An ill mother has won a landmark legal battle to unmask the online bullies who have tormented her.
Brighton woman Nicola Brookes, who was hounded by “trolls” impersonating her on Facebook, took the social networking site to the High Court to demand it hand over the perpetrators’ details.
Ms Brookes, who suffers from chronic Crohn’s Disease, suffered “unbearable” online taunts and insults after posting a comment online in support of Woodingdean X-Factor contestant Frankie Cocozza.
At the High Court a judge ordered Facebook to release the personal details of the offenders, which the US-based company has agreed to do under Californian law.
Now Facebook, which did not contest the order, has four weeks to supply everything it knows about the individuals who made Ms Brookes’ life a misery.
Ms Brookes said: “These people are breaking the law so it is fantastic that we should now be able to find out who they are.
“Hopefully these people are now scared in the same way that I was scared when they were harassing me.”
Four months ago The Argus launched the Safer Surfing campaign to put pressure on Sussex Police to dedicate officers to the detection and arrest of cyber bullies.
Ms Brookes’ lawyer said the High Court ruling was “an embarrassment” for the force.
Rupinder Bains, a senior partner at Bains Cohen, said: “It should have been the police’s job to get these details from Facebook but they have completely failed in their responsibility to do that.
“After the ruling a senior officer even called to congratulate us on winning the case. But the whole point is that the police should have been dealing with this from the start.
“It should never have taken a private action to help bring these people to justice.”
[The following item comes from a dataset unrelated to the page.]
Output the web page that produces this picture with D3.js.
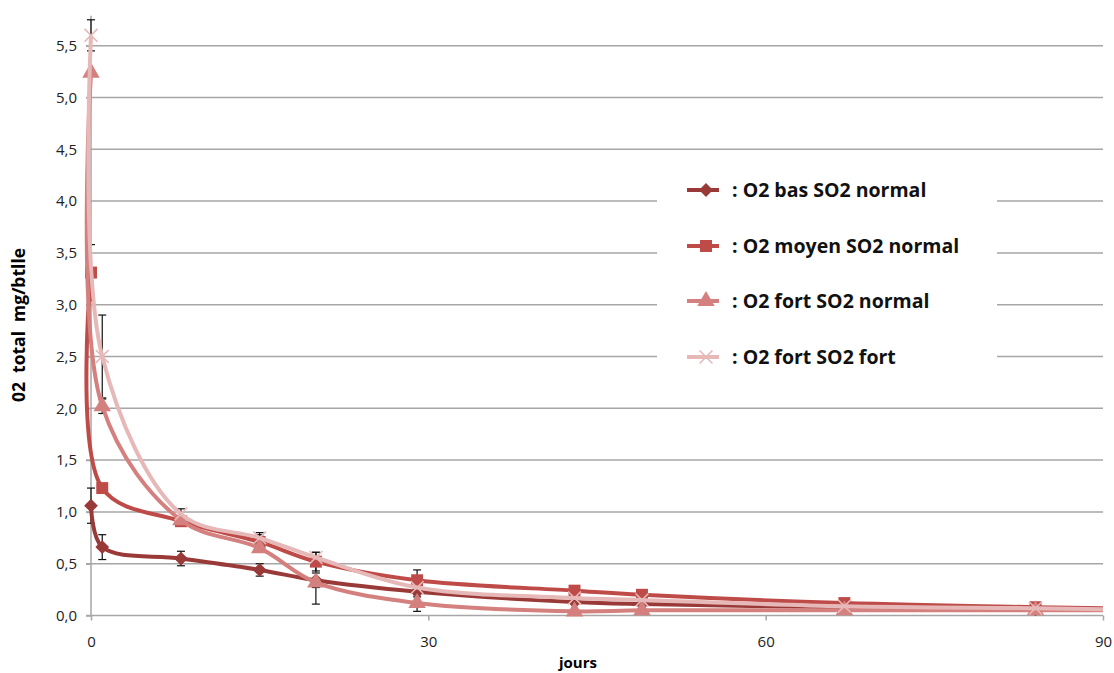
<!DOCTYPE html>
<html>
<head>
<meta charset="utf-8">
<script src="https://cdn.jsdelivr.net/npm/d3@7"></script>
<style>
  body { margin: 0; background: #fff; }
  text { font-family: "Open Sans", "Liberation Sans", sans-serif; }
</style>
</head>
<body>
<script>
const WIDTH = 1114
const HEIGHT = 673

// jours de mesure (le dernier point = bord droit, sans marqueur)
const jours = [0, 1, 8, 15, 20, 29, 43, 49, 67, 84, 90]

const seriesNames = [": O2 bas SO2 normal", ": O2 moyen SO2 normal", ": O2 fort SO2 normal", ": O2 fort SO2 fort"]
const seriesColors = ["#9a3a38", "#bf4b48", "#d4807e", "#e6b8b7"]
const seriesSymbols = ["diamond", "square", "triangle", "cross"]

const o2Bas    = [1.06, 0.66, 0.55, 0.44, 0.34, 0.23, 0.13, 0.11, 0.08, 0.06, 0.06]
const o2Moyen  = [3.31, 1.23, 0.91, 0.71, 0.52, 0.34, 0.24, 0.20, 0.12, 0.08, 0.07]
const o2Fort   = [5.24, 2.02, 0.92, 0.65, 0.32, 0.12, 0.04, 0.05, 0.05, 0.05, 0.05]
const o2FortSO2 = [5.60, 2.50, 0.98, 0.75, 0.56, 0.27, 0.17, 0.15, 0.09, 0.07, 0.06]

// écarts (barres d'erreur), 0 = pas visible
const errBas    = [0.17, 0.12, 0.07, 0.06, 0.07, 0.05, 0, 0, 0, 0, 0]
const errMoyen  = [0.27, 0, 0.05, 0.07, 0.09, 0.10, 0, 0, 0, 0, 0]
const errFort   = [0, 0.07, 0, 0, 0.21, 0.08, 0, 0, 0, 0, 0]
const errFortSO2 = [0.15, 0.40, 0.05, 0.05, 0.05, 0, 0, 0, 0, 0, 0]

const yTicks = [0, 0.5, 1, 1.5, 2, 2.5, 3, 3.5, 4, 4.5, 5, 5.5]
const xTicks = [0, 30, 60, 90]

const allValues = [o2Bas, o2Moyen, o2Fort, o2FortSO2]
const allErrors = [errBas, errMoyen, errFort, errFortSO2]

const x = d3.scaleLinear().domain([0, 90]).range([91, 1103])
const y = d3.scaleLinear().domain([0, 5.8]).range([615.5, 14.6])
const fr = d3.formatLocale({decimal: ",", thousands: " ", grouping: [3], currency: ["", "€"]}).format(".1f")

const svg = d3.select("body")
    .append("svg")
    .attr("width", WIDTH)
    .attr("height", HEIGHT)

// grille horizontale
svg.append("g")
    .selectAll("line")
    .data(yTicks.filter(d => d > 0))
    .enter()
    .append("line")
    .attr("x1", 86)
    .attr("x2", x(90))
    .attr("y1", d => y(d))
    .attr("y2", d => y(d))
    .attr("stroke", "#a6a6a6")
    .attr("stroke-width", 1.5)

// axe Y
const yAxis = svg.append("g")
    .attr("transform", `translate(${x(0)},0)`)
    .call(d3.axisLeft(y).tickValues(yTicks).tickSize(5).tickPadding(5).tickFormat(fr))
yAxis.select(".domain").remove()
yAxis.selectAll("line").attr("stroke", "#a6a6a6").attr("stroke-width", 1.5)
yAxis.selectAll("text").attr("font-size", 15).attr("fill", "#222").attr("x", -14)
svg.append("line")
    .attr("x1", x(0)).attr("x2", x(0))
    .attr("y1", y(5.79)).attr("y2", y(0))
    .attr("stroke", "#a6a6a6").attr("stroke-width", 1.5)

// axe X
const xAxis = svg.append("g")
    .attr("transform", `translate(0,${y(0)})`)
    .call(d3.axisBottom(x).tickValues(xTicks).tickSize(5).tickPadding(16))
xAxis.select(".domain").remove()
xAxis.selectAll("line").attr("stroke", "#a6a6a6").attr("stroke-width", 1.5)
xAxis.selectAll("text").attr("font-size", 15).attr("fill", "#222")
svg.append("line")
    .attr("x1", 86).attr("x2", x(90))
    .attr("y1", y(0)).attr("y2", y(0))
    .attr("stroke", "#a6a6a6").attr("stroke-width", 1.5)

// titres des axes
svg.append("text")
    .text("02  total  mg/btlle")
    .attr("transform", "translate(25,325) rotate(-90)")
    .attr("text-anchor", "middle")
    .attr("font-size", 17.5)
    .attr("font-weight", "bold")
    .style("white-space", "pre")
svg.append("text")
    .text("jours")
    .attr("x", 578)
    .attr("y", 668)
    .attr("text-anchor", "middle")
    .attr("font-size", 15)
    .attr("font-weight", "bold")

// barres d'erreur
const errG = svg.append("g")
allValues.forEach((vals, s) => {
    const pts = jours.map((j, i) => ({j: j, v: vals[i], e: allErrors[s][i]})).filter(d => d.e > 0)
    const g = errG.selectAll(null).data(pts).enter().append("g")
    g.append("line")
        .attr("x1", d => x(d.j)).attr("x2", d => x(d.j))
        .attr("y1", d => y(d.v + d.e)).attr("y2", d => y(d.v - d.e))
        .attr("stroke", "#111").attr("stroke-width", 1.2)
    g.append("line")
        .attr("x1", d => x(d.j) - 4).attr("x2", d => x(d.j) + 4)
        .attr("y1", d => y(d.v + d.e)).attr("y2", d => y(d.v + d.e))
        .attr("stroke", "#111").attr("stroke-width", 1.2)
    g.append("line")
        .attr("x1", d => x(d.j) - 4).attr("x2", d => x(d.j) + 4)
        .attr("y1", d => y(d.v - d.e)).attr("y2", d => y(d.v - d.e))
        .attr("stroke", "#111").attr("stroke-width", 1.2)
})

// courbes lissées
const line = d3.line()
    .x(d => x(d[0]))
    .y(d => y(d[1]))
    .curve(d3.curveCatmullRom.alpha(0.5))

const symbolPath = (kind, size) => {
    if (kind == "diamond") return d3.symbol(d3.symbolDiamond2, size * 1.1)()
    if (kind == "square") return d3.symbol(d3.symbolSquare, size * 1.3)()
    if (kind == "triangle") return d3.symbol(d3.symbolTriangle, size * 1.2)()
    return d3.symbol(d3.symbolTimes, size)()
}

const drawMarker = (sel, s) => {
    const p = sel.append("path")
        .attr("d", symbolPath(seriesSymbols[s], 110))
    if (seriesSymbols[s] == "cross") {
        p.attr("fill", "none").attr("stroke", seriesColors[s]).attr("stroke-width", 1.6)
    } else {
        p.attr("fill", seriesColors[s]).attr("stroke", "none")
    }
}

// ordre de dessin : la plus claire en dernier
allValues.forEach((vals, s) => {
    const g = svg.append("g")
    g.append("path")
        .datum(jours.map((j, i) => [j, vals[i]]))
        .attr("d", line)
        .attr("fill", "none")
        .attr("stroke", seriesColors[s])
        .attr("stroke-width", 4)
        .attr("stroke-linejoin", "round")
    g.selectAll("g")
        .data(jours.slice(0, jours.length - 1).map((j, i) => [j, vals[i]]))
        .enter()
        .append("g")
        .attr("transform", d => `translate(${x(d[0])},${y(d[1])})`)
        .each(function () { drawMarker(d3.select(this), s) })
})

// légende
const legend = svg.append("g")
legend.append("rect")
    .attr("x", 657).attr("y", 165)
    .attr("width", 340).attr("height", 215)
    .attr("fill", "#fff")
const legendY = [190, 246, 301, 357]
seriesNames.forEach((name, s) => {
    const row = legend.append("g").attr("transform", `translate(687,${legendY[s]})`)
    row.append("line")
        .attr("x1", 0).attr("x2", 32)
        .attr("stroke", seriesColors[s]).attr("stroke-width", 4)
    const m = row.append("g").attr("transform", "translate(19,0)")
    drawMarker(m, s)
    row.append("text")
        .text(name)
        .attr("x", 45)
        .attr("y", 7)
        .attr("font-size", 19.5)
        .attr("font-weight", "bold")
        .attr("fill", "#111")
})
</script>
</body>
</html>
A spokesman for Sussex Police said: “We have looked at the material sent to us by Ms Brookes and we have told Facebook to remove anything offensive or abusive towards her.
“The matter is still the subject of an active police investigation and has recently been reviewed.
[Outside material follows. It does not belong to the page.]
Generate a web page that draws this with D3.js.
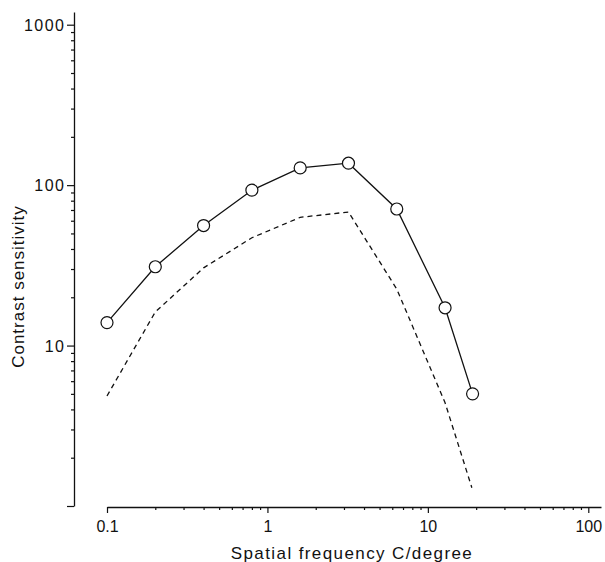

“We are also seeking information from Facebook and the fact that the High Court has given authority to apply for the information required from Facebook is welcomed and may help our investigation.”
A Facebook spokesman said: “There is no place for harassment on Facebook, but unfortunately a small minority of malicious individuals exist online, just as they do offline.
“We respect our legal obligations and work with law enforcement to ensure that such people are brought to justice.”